The greatest gift we have been given by God—or, to state it more accurately, that we have given ourselves—is Free Will. We can express our Selves in any way that we desire. The question is not, “How can the way human beings are be an expression of Divinity?” The question is, “Why would human beings choose for Divinity to be expressed in this way?” And, more transformatively, “What could cause us to define Who We Are, and Divinity Itself, in another way? A higher way? A grander way?”
If we are in the act of defining God, would we want to do it any differently tomorrow than we have done today? That is the question. Our answer will determine the future of humanity, and so is, in both human terms and Divine terms, The Only Thing That Matters.
UPDATE: October 25 — Reporter Wayne Drash writes in a copyrighted story on CNN’s website today that Rabbi Harold Kushner, author of the best-selling book When Bad Things Happen to Good People, said Mourdock’s remarks were off-base. Mr. Drash quotes Rabbi Kushner as saying that people “should have compassion for the person whose life is messed up by this and not make her an instrument for our idiosyncratic, theological commitment.
“If you believe she has no right to terminate that pregnancy, you’re free to believe that,” Kushner is quoted. “But for you to write your preferences into law and compel another person to mess her life up because of what you believe, I think you’re going too far.”
Mr. Drash ends his quotes from Mr. Kushner with this observation from the rabbi: “I continue to be bemused by the ultraconservative lawmakers who say they want smaller government and less government intrusion into people’s lives, except when it comes to who you can marry and how many children you should have.”

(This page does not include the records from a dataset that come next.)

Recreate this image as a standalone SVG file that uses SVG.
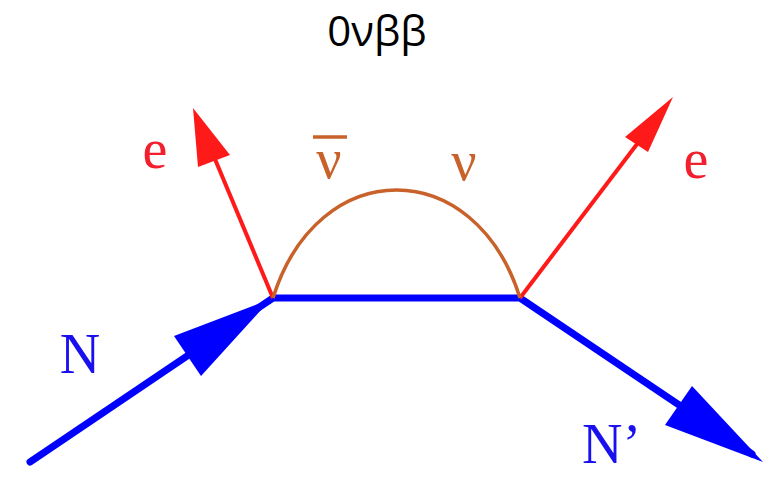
<svg xmlns="http://www.w3.org/2000/svg" width="766" height="499" viewBox="0 0 766 499">
<style>
.lbl{font-family:"Liberation Serif","Times New Roman",serif;font-size:56px;text-anchor:middle}
.red{fill:#f2202e}
.brn{fill:#c8622a}
.blu{fill:#1a10ee}
.title{font-family:"Open Sans","Noto Sans",sans-serif;font-size:42px;text-anchor:middle;fill:#000}
</style>
<rect width="766" height="499" fill="#ffffff"/>
<text class="title" x="377" y="46">0νββ</text>
<g id="connectors">
  <g id="nucleon-line">
    <polyline points="30,462 273,298 520,298 752,454" fill="none" stroke="#0000ff" stroke-width="7" stroke-linejoin="round" stroke-linecap="round"/>
    <polygon points="271,299 201,376 174,336" fill="#0000ff"/>
    <polygon points="763,462 692,386 665,425" fill="#0000ff"/>
  </g>
  <g id="electron-left">
    <line x1="273" y1="298" x2="207" y2="140" stroke="#ff1a1a" stroke-width="4"/>
    <polygon points="193,108 230,155 198,167" fill="#ff1a1a"/>
  </g>
  <g id="electron-right">
    <line x1="520" y1="298" x2="650" y2="127" stroke="#ff1a1a" stroke-width="4"/>
    <polygon points="673,97 648,152 625,137" fill="#ff1a1a"/>
  </g>
  <g id="neutrino">
    <path d="M273,298 C318,154 475,154 520,298" fill="none" stroke="#c8622a" stroke-width="3.5"/>
  </g>
</g>
<g id="labels">
  <text class="lbl red" x="155" y="168">e</text>
  <text class="lbl red" x="696" y="178">e</text>
  <g id="nubar">
    <text class="lbl brn" x="329" y="178">ν</text>
    <line x1="313" y1="137" x2="347" y2="137" stroke="#c8622a" stroke-width="3.5"/>
  </g>
  <text class="lbl brn" x="464" y="180">ν</text>
  <text class="lbl blu" x="80" y="373">N</text>
  <text class="lbl blu" x="582" y="463" style="text-anchor:start">N’</text>
</g>
</svg>
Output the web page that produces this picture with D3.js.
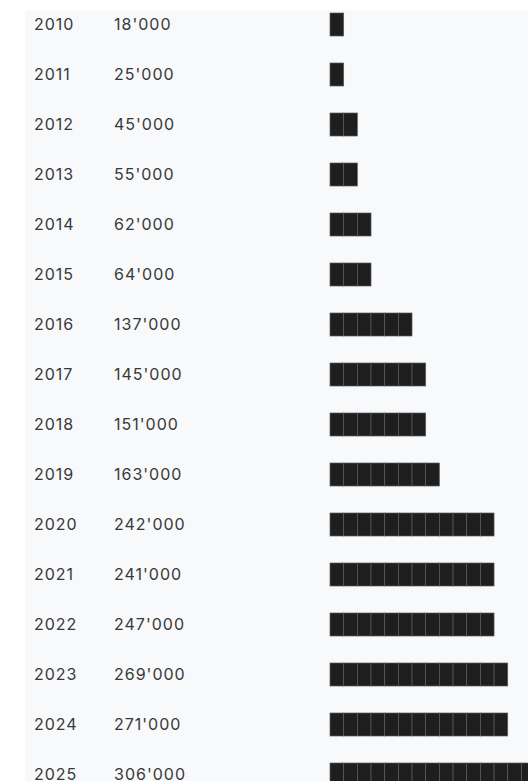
<!DOCTYPE html>
<html>
<head>
<meta charset="utf-8">
<script src="https://cdn.jsdelivr.net/npm/d3@7"></script>
<style>
  body { margin: 0; background: #fff; }
  svg { display: block; }
</style>
</head>
<body>
<div id="chart"></div>
<script>
// data
const years = [2010, 2011, 2012, 2013, 2014, 2015, 2016, 2017, 2018, 2019, 2020, 2021, 2022, 2023, 2024, 2025];
const values = [18000, 25000, 45000, 55000, 62000, 64000, 137000, 145000, 151000, 163000, 242000, 241000, 247000, 269000, 271000, 306000];
// number of unit blocks drawn for each year
const blocks = [1, 1, 2, 2, 3, 3, 6, 7, 7, 8, 12, 12, 12, 13, 13, 15];

const width = 528, height = 781;

const svg = d3.select("#chart")
  .append("svg")
  .attr("width", width)
  .attr("height", height);

// panel background
svg.append("rect")
  .attr("x", 25).attr("y", 10)
  .attr("width", width - 25).attr("height", height - 10)
  .attr("fill", "#f8f9fa");

// row positions
const y = d3.scaleBand()
  .domain(years)
  .range([0, 800])
  .paddingInner(0);

// block scale: one unit = one block
const x = d3.scaleLinear()
  .domain([0, 1])
  .range([330, 330 + 13.67]);

const fmt = v => d3.format(",")(v).replace(/,/g, "'");

const rows = svg.selectAll("g.row")
  .data(years.map((yr, i) => ({ year: yr, value: values[i], n: blocks[i] })))
  .join("g")
  .attr("class", "row")
  .attr("transform", d => "translate(0," + (y(d.year) + 24.5) + ")");

rows.append("text")
  .attr("x", 34)
  .attr("dy", "0.36em")
  .attr("font-family", "Inter, sans-serif")
  .attr("font-size", 16)
  .attr("letter-spacing", 1)
  .attr("fill", "#383838")
  .text(d => d.year);

rows.append("text")
  .attr("x", 114)
  .attr("dy", "0.36em")
  .attr("font-family", "Inter, sans-serif")
  .attr("font-size", 16)
  .attr("letter-spacing", 1)
  .attr("fill", "#383838")
  .text(d => fmt(d.value));

rows.selectAll("rect.block")
  .data(d => d3.range(d.n))
  .join("rect")
  .attr("class", "block")
  .attr("x", k => x(k))
  .attr("y", -11.5)
  .attr("width", x(1) - x(0))
  .attr("height", 23)
  .attr("fill", "#1e1e1e")
  .attr("stroke", "#5c5c5c")
  .attr("stroke-width", 0.7);
</script>
</body>
</html>
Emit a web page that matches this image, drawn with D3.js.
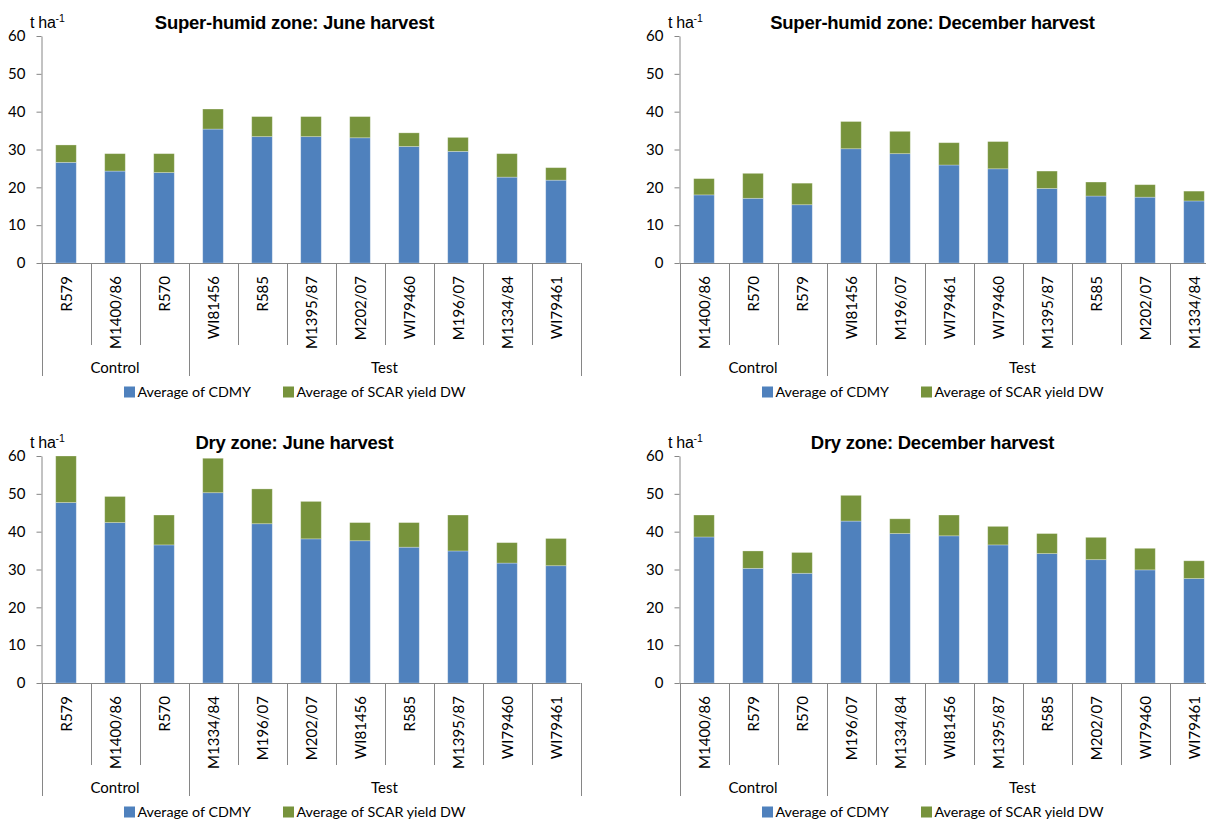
<!DOCTYPE html>
<html><head><meta charset="utf-8">
<script src="https://cdn.jsdelivr.net/npm/d3@7"></script>
<style>body{margin:0;background:#fff} svg{display:block}</style>
</head><body><svg id="c" width="1206" height="823"></svg>
<script>
const seriesNames = ["Average of CDMY", "Average of SCAR yield DW"];
const seriesColors = ["#4F81BD", "#77933C"];
const yTicks = [0, 10, 20, 30, 40, 50, 60];
const groupNames = ["Control", "Test"];
const controlCount = 3;
const unitLabel = "t ha";
const unitSup = "-1";

const shJuneTitle = "Super-humid zone: June harvest";
const shJuneCats = ["R579","M1400/86","R570","WI81456","R585","M1395/87","M202/07","WI79460","M196/07","M1334/84","WI79461"];
const shJuneCDMY = [26.6, 24.3, 23.9, 35.4, 33.4, 33.4, 33.1, 30.8, 29.5, 22.7, 21.9];
const shJuneSCAR = [4.6, 4.6, 5.0, 5.3, 5.3, 5.3, 5.6, 3.6, 3.7, 6.2, 3.3];

const shDecTitle = "Super-humid zone: December harvest";
const shDecCats = ["M1400/86","R570","R579","WI81456","M196/07","WI79461","WI79460","M1395/87","R585","M202/07","M1334/84"];
const shDecCDMY = [18.0, 17.1, 15.4, 30.2, 28.9, 25.9, 24.9, 19.7, 17.7, 17.4, 16.4];
const shDecSCAR = [4.3, 6.6, 5.7, 7.2, 5.9, 5.9, 7.2, 4.6, 3.7, 3.3, 2.6];

const dryJuneTitle = "Dry zone: June harvest";
const dryJuneCats = ["R579","M1400/86","R570","M1334/84","M196/07","M202/07","WI81456","R585","M1395/87","WI79460","WI79461"];
const dryJuneCDMY = [47.7, 42.4, 36.5, 50.3, 42.1, 38.1, 37.6, 35.9, 34.9, 31.7, 31.0];
const dryJuneSCAR = [12.3, 6.9, 7.9, 9.1, 9.2, 9.9, 4.8, 6.5, 9.5, 5.4, 7.2];

const dryDecTitle = "Dry zone: December harvest";
const dryDecCats = ["M1400/86","R579","R570","M196/07","M1334/84","WI81456","M1395/87","R585","M202/07","WI79460","WI79461"];
const dryDecCDMY = [38.6, 30.3, 29.0, 42.8, 39.5, 38.9, 36.5, 34.2, 32.6, 29.9, 27.6];
const dryDecSCAR = [5.8, 4.6, 5.5, 6.8, 3.9, 5.5, 4.9, 5.3, 5.9, 5.7, 4.7];

const panels = [
  {title: shJuneTitle, cats: shJuneCats, a: shJuneCDMY, b: shJuneSCAR, dx: 0, dy: 0},
  {title: shDecTitle, cats: shDecCats, a: shDecCDMY, b: shDecSCAR, dx: 638, dy: 0},
  {title: dryJuneTitle, cats: dryJuneCats, a: dryJuneCDMY, b: dryJuneSCAR, dx: 0, dy: 420},
  {title: dryDecTitle, cats: dryDecCats, a: dryDecCDMY, b: dryDecSCAR, dx: 638, dy: 420}
];

const svg = d3.select("#c");
const axisColor = "#868686";
const labelFont = "Lato, 'Open Sans', sans-serif";

panels.forEach(p => {
  const g = svg.append("g").attr("transform", `translate(${p.dx},${p.dy})`);
  const x = d3.scaleBand().domain(p.cats).range([41.5, 580.5]).paddingInner(0.58).paddingOuter(0.29);
  const y = d3.scaleLinear().domain([0, 60]).range([263, 36]);
  const step = x.step();
  const x0 = x.range()[0];

  // title
  g.append("text").attr("x", 294.5).attr("y", 28.5).attr("text-anchor", "middle")
    .attr("font-family", "'Liberation Sans', Arial, sans-serif").attr("font-weight", "bold")
    .attr("font-size", 18.5).attr("letter-spacing", -0.25).attr("fill", "#000").text(p.title);

  // unit label
  const u = g.append("text").attr("x", 30).attr("y", 27.5)
    .attr("font-family", "'Liberation Sans', Arial, sans-serif").attr("font-size", 16).attr("fill", "#000");
  u.append("tspan").attr("letter-spacing", -0.3).text(unitLabel);
  u.append("tspan").attr("font-size", 10.5).attr("dy", -6).text(unitSup);

  // bars
  const stack = p.cats.map((c, i) => ({c, a: p.a[i], b: p.b[i]}));
  g.append("g").selectAll("rect.a").data(stack).join("rect")
    .attr("x", d => x(d.c)).attr("width", x.bandwidth())
    .attr("y", d => y(d.a)).attr("height", d => y(0) - y(d.a))
    .attr("fill", seriesColors[0]).attr("stroke", "rgba(255,255,255,0.35)").attr("stroke-width", 0.8);
  g.append("g").selectAll("rect.b").data(stack).join("rect")
    .attr("x", d => x(d.c)).attr("width", x.bandwidth())
    .attr("y", d => y(d.a + d.b)).attr("height", d => y(d.a) - y(d.a + d.b))
    .attr("fill", seriesColors[1]).attr("stroke", "rgba(255,255,255,0.35)").attr("stroke-width", 0.8);

  // y axis
  const ya = g.append("g").attr("transform", "translate(41.5,0)")
    .call(d3.axisLeft(y).tickValues(yTicks).tickSize(5).tickSizeOuter(0).tickPadding(11));
  ya.select(".domain").attr("stroke", axisColor);
  ya.selectAll(".tick line").attr("stroke", axisColor);
  ya.selectAll(".tick text").attr("font-family", labelFont).attr("font-size", 15).attr("fill", "#000");

  // x axis line
  g.append("line").attr("x1", x0).attr("x2", x.range()[1]).attr("y1", y(0) + 0.5).attr("y2", y(0) + 0.5)
    .attr("stroke", axisColor);

  // dividers
  const n = p.cats.length;
  for (let i = 0; i <= n; i++) {
    const outer = (i === 0 || i === controlCount || i === n);
    const xx = Math.round(x0 + i * step) + 0.5;
    g.append("line").attr("x1", xx).attr("x2", xx).attr("y1", y(0)).attr("y2", outer ? 376 : 345)
      .attr("stroke", axisColor);
  }

  // category labels
  g.append("g").selectAll("text").data(p.cats).join("text")
    .attr("transform", d => `translate(${x(d) + x.bandwidth() / 2 + 5.5},276) rotate(-90)`)
    .attr("text-anchor", "end").attr("font-family", labelFont).attr("font-size", 15).attr("fill", "#000")
    .text(d => d);

  // group labels
  const gb = [[0, controlCount], [controlCount, n]];
  groupNames.forEach((gn, k) => {
    const cx = x0 + (gb[k][0] + gb[k][1]) / 2 * step;
    g.append("text").attr("x", cx).attr("y", 372.5).attr("text-anchor", "middle")
      .attr("font-family", labelFont).attr("font-size", 15).attr("fill", "#000").text(gn);
  });

  // legend
  const lx = [124, 283];
  seriesNames.forEach((s, k) => {
    g.append("rect").attr("x", lx[k]).attr("y", 386.5).attr("width", 11).attr("height", 11).attr("fill", seriesColors[k]);
    g.append("text").attr("x", lx[k] + 13.5).attr("y", 397).attr("font-family", labelFont)
      .attr("font-size", 14.3).attr("fill", "#000").text(s);
  });
});
</script></body></html>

In the same CNN story, Mr. Drash reported on a Protestant chaplain who said that he has consoled about 50 pregnant rape victims through the years — typically girls raped by their fathers — while working with the Phoenix Police Department. This leaves open the question: Would Mr. Mourdock say that victims of rape impregnated by their own fathers or brothers or grandfathers be told in no uncertain terms to have the baby, because it is God’s intention?